Después de los comicios, un sinfín de grupos y organizaciones afines al candidato perdedor llevaron el proceso a juicio denunciando todo tipo de irregularidades. Desde entonces, en total, las elecciones estadounidenses de 2020 han sido objeto de más de 60 procesos judiciales. Todos y cada uno de ellos terminaron desestimados porque, sencillamente, no hay un solo indicio que apunte a la existencia de un fraude electoral.
Uno de estos grupos dedicados a litigar los resultados electorales es True the Vote, formado por conservadores del estado de Georgia. Esta organización, afín a los esfuerzos de Trump para mantenerse en el poder irregularmente, afirmaba que tenían acceso «a un relato detallado sobre un esfuerzo coordinado para recoger y depositar papeletas en urnas por todo el área metropolitana de Atlanta». En 2020, Georgia fue uno de los llamados estados bisagra, es decir, el estado sureño tuvo mucho que ver con la victoria de Joe Biden. Finalmente, en febrero de este año, True the Vote se vio obligado a reconocer frente a un juez que no tenían pruebas sobre las que sostener sus acusaciones de pucherazo electoral. En otras palabras: se lo habían inventado.
A pesar de toda la evidencia en contra, cuatro años más tarde, la gran mentira divide a Estados Unidos. En 2023, más de un tercio de los estadounidenses decían que Biden no había ganado las elecciones legítimamente. Una cifra que, según las encuestas, aumentaba a siete de cada diez entre los que afirmaban ser espectadores de Fox News, una cadena de televisión capaz de ignorar cualquier información que pinte a Trump bajo una luz negativa.
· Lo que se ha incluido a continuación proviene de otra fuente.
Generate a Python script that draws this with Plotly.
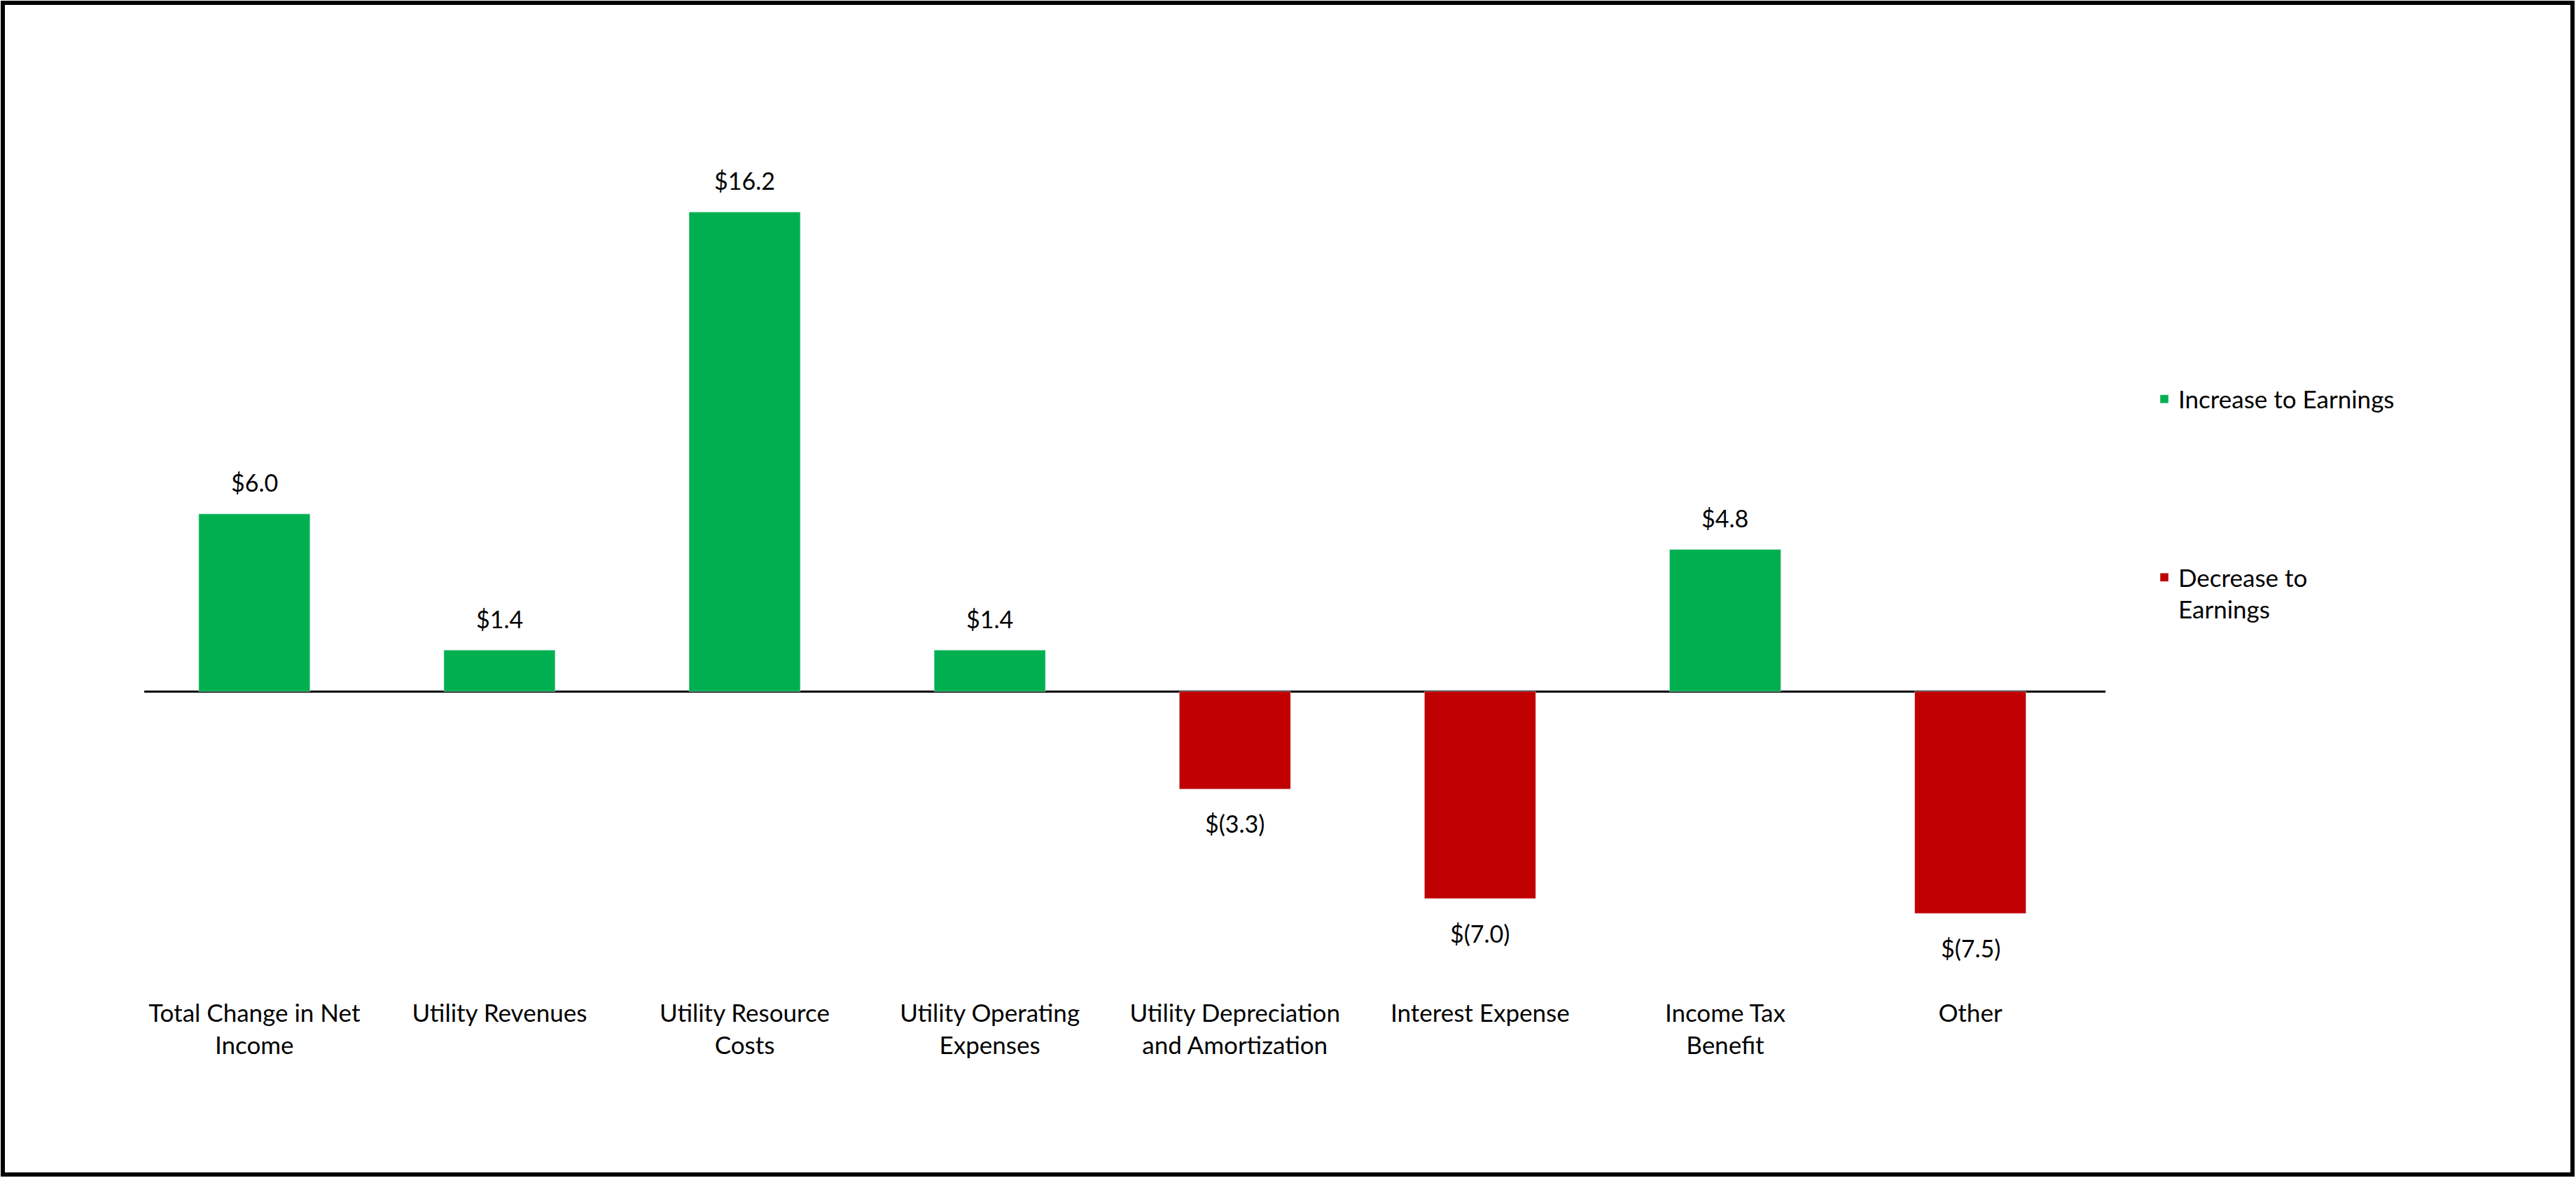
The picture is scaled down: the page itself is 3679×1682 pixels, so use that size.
import plotly.graph_objects as go

categories = [
    "Total Change in Net<br>Income",
    "Utility Revenues",
    "Utility Resource<br>Costs",
    "Utility Operating<br>Expenses",
    "Utility Depreciation<br>and Amortization",
    "Interest Expense",
    "Income Tax<br>Benefit",
    "Other",
]
values = [6.0, 1.4, 16.2, 1.4, -3.3, -7.0, 4.8, -7.5]
series_names = ["Increase to Earnings", "Decrease to<br>Earnings"]
colors = ["#00B050", "#C00000"]


def fmt(v):
    return f"${v:.1f}" if v >= 0 else f"$({abs(v):.1f})"


W, H = 3679, 1682
L, R, T, B = 206, 672, 60, 282
pw, ph = W - L - R, H - T - B
ZERO_PX = 987.3
PX_PER_UNIT = 42.25
y_top = (ZERO_PX - T) / PX_PER_UNIT
y_bot = -((H - B) - ZERO_PX) / PX_PER_UNIT
CAT0_PX, CAT_STEP = 363.3, 350.1
x_lo = (L - CAT0_PX) / CAT_STEP
x_hi = (W - R - CAT0_PX) / CAT_STEP

FONT = "Lato"
FS = 35
FS_VAL = 34

inc = [v if v > 0 else None for v in values]
dec = [v if v < 0 else None for v in values]

fig = go.Figure()
fig.add_trace(go.Bar(x=categories, y=inc, name=series_names[0], marker_color=colors[0],
                     width=0.454, legend="legend", showlegend=True))
fig.add_trace(go.Bar(x=categories, y=dec, name=series_names[1], marker_color=colors[1],
                     width=0.454, legend="legend2", showlegend=True))

for c, v in zip(categories, values):
    fig.add_annotation(x=c, y=v, text=fmt(v), showarrow=False,
                       yanchor="middle", yshift=45 if v >= 0 else -49,
                       font=dict(family=FONT, size=FS_VAL, color="black"))


def px_x(p):
    return (p - L) / pw


def px_y(p):
    return ((H - B) - p) / ph


fig.add_shape(type="rect", xref="paper", yref="paper",
              x0=px_x(4), x1=px_x(W - 5), y0=px_y(H - 5), y1=px_y(4),
              line=dict(color="black", width=6), fillcolor="rgba(0,0,0,0)", layer="above")

fig.update_layout(
    width=W, height=H,
    margin=dict(l=L, r=R, t=T, b=B),
    paper_bgcolor="white", plot_bgcolor="white",
    barmode="overlay",
    showlegend=True,
    font=dict(family=FONT, size=FS, color="black"),
    xaxis=dict(showgrid=False, showline=False, ticks="", tickfont=dict(size=FS),
               range=[x_lo, x_hi], ticklabelstandoff=23),
    yaxis=dict(range=[y_bot, y_top], showgrid=False, showticklabels=False, ticks="",
               zeroline=True, zerolinecolor="black", zerolinewidth=3, showline=False),
    legend=dict(x=px_x(3071), y=px_y(570), xanchor="left", yanchor="middle",
                bgcolor="rgba(0,0,0,0)", font=dict(size=FS), valign="top"),
    legend2=dict(x=px_x(3071), y=px_y(847), xanchor="left", yanchor="middle",
                 bgcolor="rgba(0,0,0,0)", font=dict(size=FS), valign="top"),
)

fig.write_html("out.html", config={"displayModeBar": False},
               post_script="document.body.style.margin='0';")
El año pasado, Fox News fue condenada a pagar cerca de 1.000 millones de dólares por difamar a un fabricante de maquinaría electoral sosteniendo algunas de las mentiras fabricadas por Trump. Es decir, a pesar de estar rodeados de indicios que llevarían a pensar lo contrario, un tercio de ciudadanos de uno de los países más ricos del mundo ha decidido no creer en la realidad porque así se lo dijo un político.
La gran división
El escritor Peter Pomerantsev, después de residir en Rusia durante casi una década, sabe muy bien de qué tratan las grandes mentiras. En octubre avisaba en el periódico inglés The Guardian del peligro que suponen. «Dar la razón a las afirmaciones de Trump sobre las elecciones manipuladas es el absurdo al que tienes que jurar lealtad para demostrar que formas parte de la tribu. Garantiza tu fidelidad a base de hacerte cómplice. Para cualquiera que haya vivido en regímenes autoritarios, es una visión familiar», escribía.
En España, de haber calado aquella gran mentira, los efectos podrían haber sido inmediatos, otorgando a un partido político de siglas gemelas un mandato adicional. Eso, mientras los creyentes en la gran mentira se iban hundiendo, centímetro a centímetro, en una falsedad pegajosa. La influencia de aquella trampa podría haber llegado hasta nuestros días, y servir ahora para dividir a la sociedad entre convencidos y escépticos. Ahí fuimos afortunados, o estuvimos listos, según se quiera mirar.
Pero las grandes mentiras siguen ahí, acechando; al alcance de cualquiera que desee echar mano de ellas y propagarlas entre la gente. Y siempre serán igual de peligrosas porque siempre irán acompañadas del riesgo de provocar la escisión de una realidad paralela.
Y serán siempre igual de insidiosas. Si no, que se lo digan a los ciudadanos de EEUU, donde el año pasado más del 50% de los que decían que volverían a votar por Trump afirmaba que se creerían antes lo que les dijese el millonario que lo que les dijesen su familia y amigos. Y eso, a pesar de que la evidencia apunta a que el tipo casi miente más que habla.